Rumors of a UJC candidacy appear to have been circulated mainly by people with no direct knowledge of or involvement in such a decision. The UJC’s current president and chief executive officer, Stephen Hoffman, who agreed to take the job only for a single three-year term, is leaving a post riddled with high turnover and arduous searches for successors.

The UJC presidency is a paid job, whereas the WJC presidency is a volunteer position.

Several people close to Lieberman said they thought it would be a bad idea for him to take either job and insisted the senator probably shares this view. “If he asked me I would advise him against making any changes,” Lieberman’s childhood rabbi, Joseph Ehrenkranz of Stamford, Conn., told the Forward.

Other Lieberman associates said they were not sure what the senator would do, but did not think he would let anything interfere with his job on Capitol Hill. “He’s very happy in the Senate,” said Lieberman’s mother Marcia. “He’s doing a good job and I’m proud of what he does there. But I really cannot speak for him.”

Ary Freilich, Lieberman’s brother-in-law, said: “I think Joe is a United States senator who takes his commitment to his position very seriously, and he will continue to be a United States senator.”

But the chairman of the WJC board of governors, Rabbi Israel Singer, told the Forward that Lieberman would not have to leave the Senate to head the organization. “We had a French senator, Michel Dreyfus-Schmidt, who was president of the European Jewish Congress,” Singer said. He declined to confirm or deny if Lieberman had been approached, but said he would approve of such a gesture.
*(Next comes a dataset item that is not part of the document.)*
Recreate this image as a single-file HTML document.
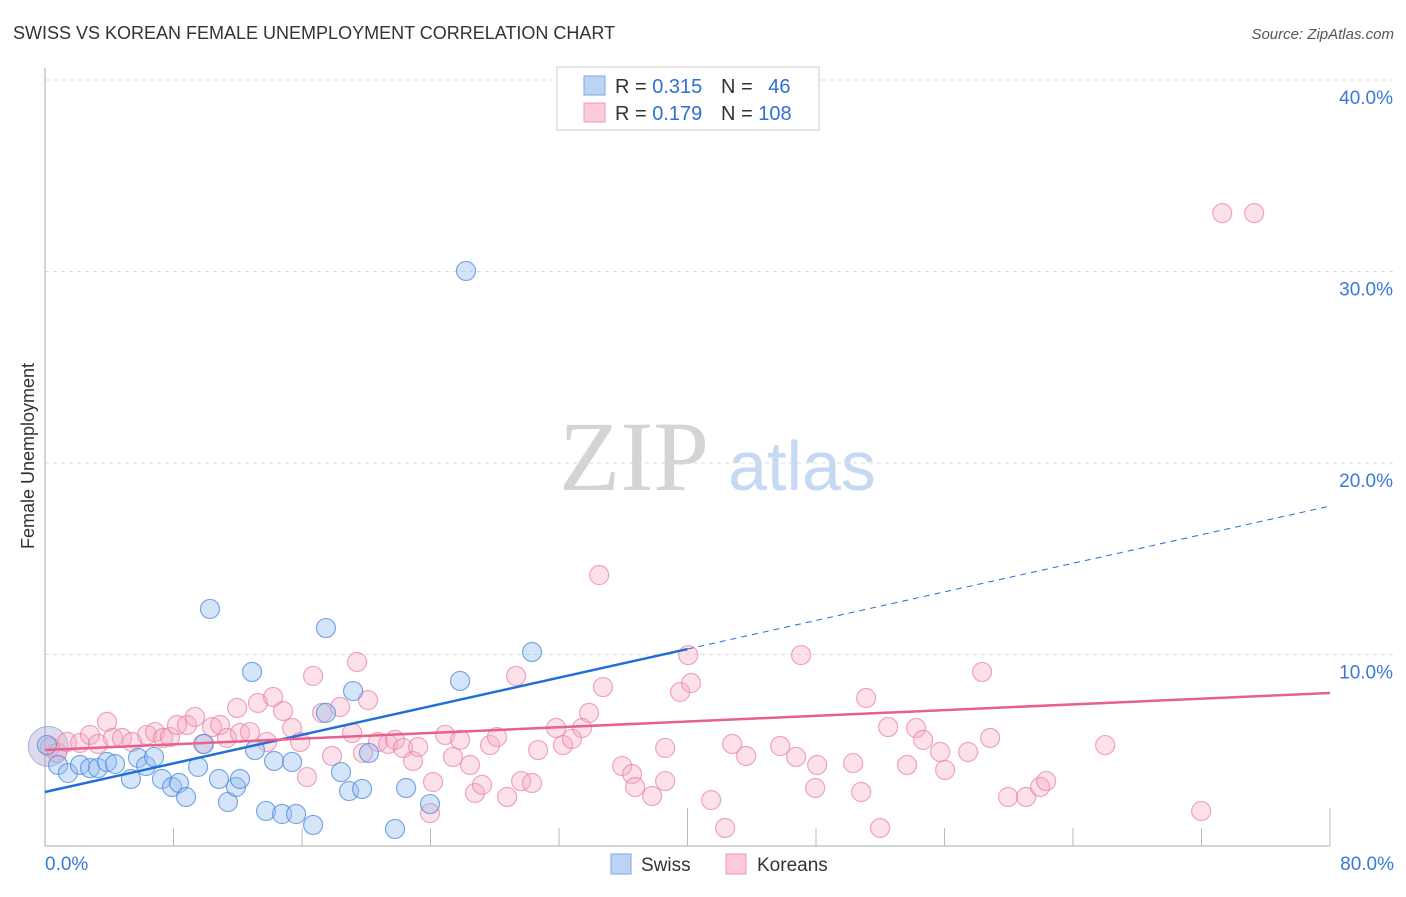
<!DOCTYPE html>
<html><head><meta charset="utf-8"><style>
body{margin:0;background:#fff;font-family:"Liberation Sans",sans-serif}
</style></head><body>
<svg id="chart" width="1406" height="892" font-family="Liberation Sans, sans-serif">
<text x="13" y="39" font-size="18" fill="#333">SWISS VS KOREAN FEMALE UNEMPLOYMENT CORRELATION CHART</text>
<text x="1394" y="39" font-size="15" fill="#555" font-style="italic" text-anchor="end">Source: ZipAtlas.com</text>
<text x="634" y="490" font-size="100" fill="#d4d4d4" style="font-family:'Liberation Serif',serif" text-anchor="middle">ZIP</text>
<text x="802" y="490" font-size="70" fill="#c6d8f2" text-anchor="middle">atlas</text>
<text transform="translate(34,456) rotate(-90)" font-size="18" fill="#333" text-anchor="middle">Female Unemployment</text>
<g id="grid"></g><g id="ticks"></g><g id="pts"></g><g id="lines"></g>
<g>
<rect x="557" y="67" width="262" height="63" fill="#fff" stroke="#ccc"/>
<rect x="584" y="76" width="21" height="19" fill="#bcd4f3" stroke="#7aa7e0"/>
<rect x="584" y="103" width="21" height="19" fill="#fbcbd9" stroke="#eb9ab4"/>
<text x="615" y="93" font-size="20" fill="#333">R = <tspan fill="#2f6fd6">0.315</tspan></text>
<text x="721" y="93" font-size="20" fill="#333">N = <tspan fill="#2f6fd6" dx="10">46</tspan></text>
<text x="615" y="120" font-size="20" fill="#333">R = <tspan fill="#2f6fd6">0.179</tspan></text>
<text x="721" y="120" font-size="20" fill="#333">N = <tspan fill="#2f6fd6">108</tspan></text>
</g>
<g>
<rect x="611" y="854" width="20" height="20" fill="#bcd4f3" stroke="#7aa7e0"/>
<text x="641" y="871" font-size="19" fill="#333">Swiss</text>
<rect x="726" y="854" width="20" height="20" fill="#fbcbd9" stroke="#eb9ab4"/>
<text x="757" y="871" font-size="19" fill="#333">Koreans</text>
</g>
</svg>
<script>
const yTicks=[10,20,30,40];
const yTickLabels=["10.0%","20.0%","30.0%","40.0%"];
const xTickLabels=["0.0%","80.0%"];
const swissX=[0.12,0.81,1.43,2.18,2.80,3.30,3.86,4.36,5.35,5.79,6.29,6.79,7.28,7.91,8.34,8.78,9.53,9.90,10.27,10.83,11.39,11.89,12.14,12.89,13.07,13.76,14.26,14.76,15.38,15.63,16.69,17.49,17.49,18.43,18.93,19.18,19.74,20.17,21.79,22.48,23.97,25.84,26.21,30.32];
const swissY=[5.27,4.23,3.81,4.23,4.07,4.07,4.39,4.28,3.50,4.60,4.18,4.65,3.50,3.08,3.29,2.56,4.13,5.33,12.38,3.50,2.30,3.08,3.50,9.09,5.01,1.83,4.44,1.67,4.39,1.67,1.10,6.95,11.38,3.86,2.87,8.09,2.98,4.86,0.89,3.03,2.19,8.62,30.03,10.13];
const korX=[0.31,0.75,1.37,2.18,2.80,3.30,3.86,4.23,4.79,5.42,6.35,6.85,7.35,7.78,8.22,8.84,9.34,9.84,10.40,10.90,11.33,11.96,12.14,12.76,13.26,13.82,14.20,14.82,15.38,15.88,16.31,16.69,17.25,17.87,18.37,19.12,19.43,19.80,20.11,20.73,21.36,21.79,22.29,22.91,23.23,24.16,23.97,24.91,25.84,25.40,26.46,26.77,27.21,27.71,28.14,28.77,29.33,29.64,30.32,30.70,31.82,32.25,32.81,33.44,33.87,34.50,34.74,35.93,36.55,36.74,37.80,38.61,38.61,39.54,40.04,40.22,41.47,42.34,42.78,43.65,45.77,46.76,47.07,47.95,48.07,50.31,50.81,51.12,51.99,52.49,53.67,54.23,54.67,55.73,56.04,57.47,58.34,58.84,59.96,61.08,61.95,62.33,66.00,71.98,73.29,75.28];
const korY=[5.17,4.86,5.43,5.38,5.80,5.33,6.48,5.64,5.64,5.43,5.80,5.95,5.64,5.69,6.32,6.32,6.74,5.33,6.21,6.32,5.64,7.21,5.90,5.95,7.47,5.43,7.78,7.05,6.16,5.43,3.60,8.88,6.95,4.70,7.26,5.90,9.61,4.86,7.62,5.43,5.33,5.54,5.12,4.44,5.17,3.34,1.72,5.80,5.54,4.65,4.23,2.77,3.19,5.27,5.69,2.56,8.88,3.39,3.29,5.01,6.16,5.27,5.59,6.16,6.95,14.15,8.30,4.18,3.76,3.08,2.61,5.12,3.39,8.04,9.97,8.51,2.40,0.94,5.33,4.70,5.22,4.65,9.97,3.03,4.23,4.33,2.82,7.73,0.94,6.21,4.23,6.16,5.54,4.91,3.97,4.91,9.09,5.64,2.56,2.56,3.08,3.39,5.27,1.83,33.05,33.05];
const swissTrend=[2.82,17.75];
const korTrend=[5.01,7.99];
const NS="http://www.w3.org/2000/svg";
const X=v=>45+v*(1285/80), Y=v=>846-v*19.15;
function mk(t,a,p){const e=document.createElementNS(NS,t);for(const k in a)e.setAttribute(k,a[k]);p.appendChild(e);return e;}
const grid=document.getElementById('grid'),ticks=document.getElementById('ticks'),pts=document.getElementById('pts'),lines=document.getElementById('lines');
yTicks.forEach((v,i)=>{
 const l=mk('line',{x1:45,x2:1394,y1:Y(v),y2:Y(v),stroke:'#ddd','stroke-dasharray':'4,4'},grid);
 
 
 const t=mk('text',{x:1393,y:Y(v)+24,'font-size':19,fill:'#3b78d8','text-anchor':'end'},grid);t.textContent=yTickLabels[i];
 
 
});
const ax=mk('line',{x1:45,x2:45,y1:68,y2:846,stroke:'#aaa'},ticks);


const bx=mk('line',{x1:45,x2:1330,y1:846,y2:846,stroke:'#aaa'},ticks);


for(let i=1;i<=10;i++){const v=i*8;const tl=mk('line',{x1:X(v),x2:X(v),y1:(i%5==0)?808:828,y2:846,stroke:'#bbb'},ticks);
 
 }
[[0,'start',45],[80,'end',1394]].forEach((d,i)=>{const t=mk('text',{x:d[2],y:870,'font-size':19,fill:'#3b78d8','text-anchor':d[1]},ticks);t.textContent=xTickLabels[i];
 
 });
const big=mk('circle',{cx:X(0.2),cy:Y(5.2),r:20,fill:'rgba(160,150,200,0.35)',stroke:'rgba(110,150,220,0.6)'},pts);


korX.forEach((v,i)=>{const c=mk('circle',{cx:X(v),cy:Y(korY[i]),r:9.5,fill:'rgba(246,170,195,0.35)',stroke:'rgba(232,130,165,0.7)','stroke-width':1.2},pts);
 
 });
swissX.forEach((v,i)=>{const c=mk('circle',{cx:X(v),cy:Y(swissY[i]),r:9.5,fill:'rgba(150,190,240,0.4)',stroke:'rgba(80,140,220,0.75)','stroke-width':1.2},pts);
 
 });
const sy=x=>swissTrend[0]+(swissTrend[1]-swissTrend[0])*x/80, ky=x=>korTrend[0]+(korTrend[1]-korTrend[0])*x/80;
const l1=mk('line',{x1:X(0),y1:Y(sy(0)),x2:X(40),y2:Y(sy(40)),stroke:'#1f6fd6','stroke-width':2.5},lines);


const l2=mk('line',{x1:X(40),y1:Y(sy(40)),x2:X(80),y2:Y(sy(80)),stroke:'#1f6fd6','stroke-width':1,'stroke-dasharray':'6,5'},lines);


const l3=mk('line',{x1:X(0),y1:Y(ky(0)),x2:X(80),y2:Y(ky(80)),stroke:'#e8608c','stroke-width':2.5},lines);


</script>
</body></html>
Ehrenkranz, rabbi emeritus of Agudath Sholom, told the Forward that it would be inappropriate for Lieberman to head either organization while serving his constituents in Congress. “It would be a distraction from his job,” Ehrenkranz said.

In contrast to the WJC, the UJC committee charged with finding a successor to Hoffman is remaining mum, leaving Lieberman speculation in the realm of rumor. Hannah Rosenthal, executive director of the Jewish Council for Public Affairs, an affiliate of UJC, said the idea had been floated at the UJC General Assembly in Jerusalem in November, but not by anyone with decision-making power on the issue.

One UJC lay leader, Richard Wexler, tried to dispel the rumors. “It’s like a Purim spiel,” he said. “The guy only resigned his campaign for presidency three days ago.”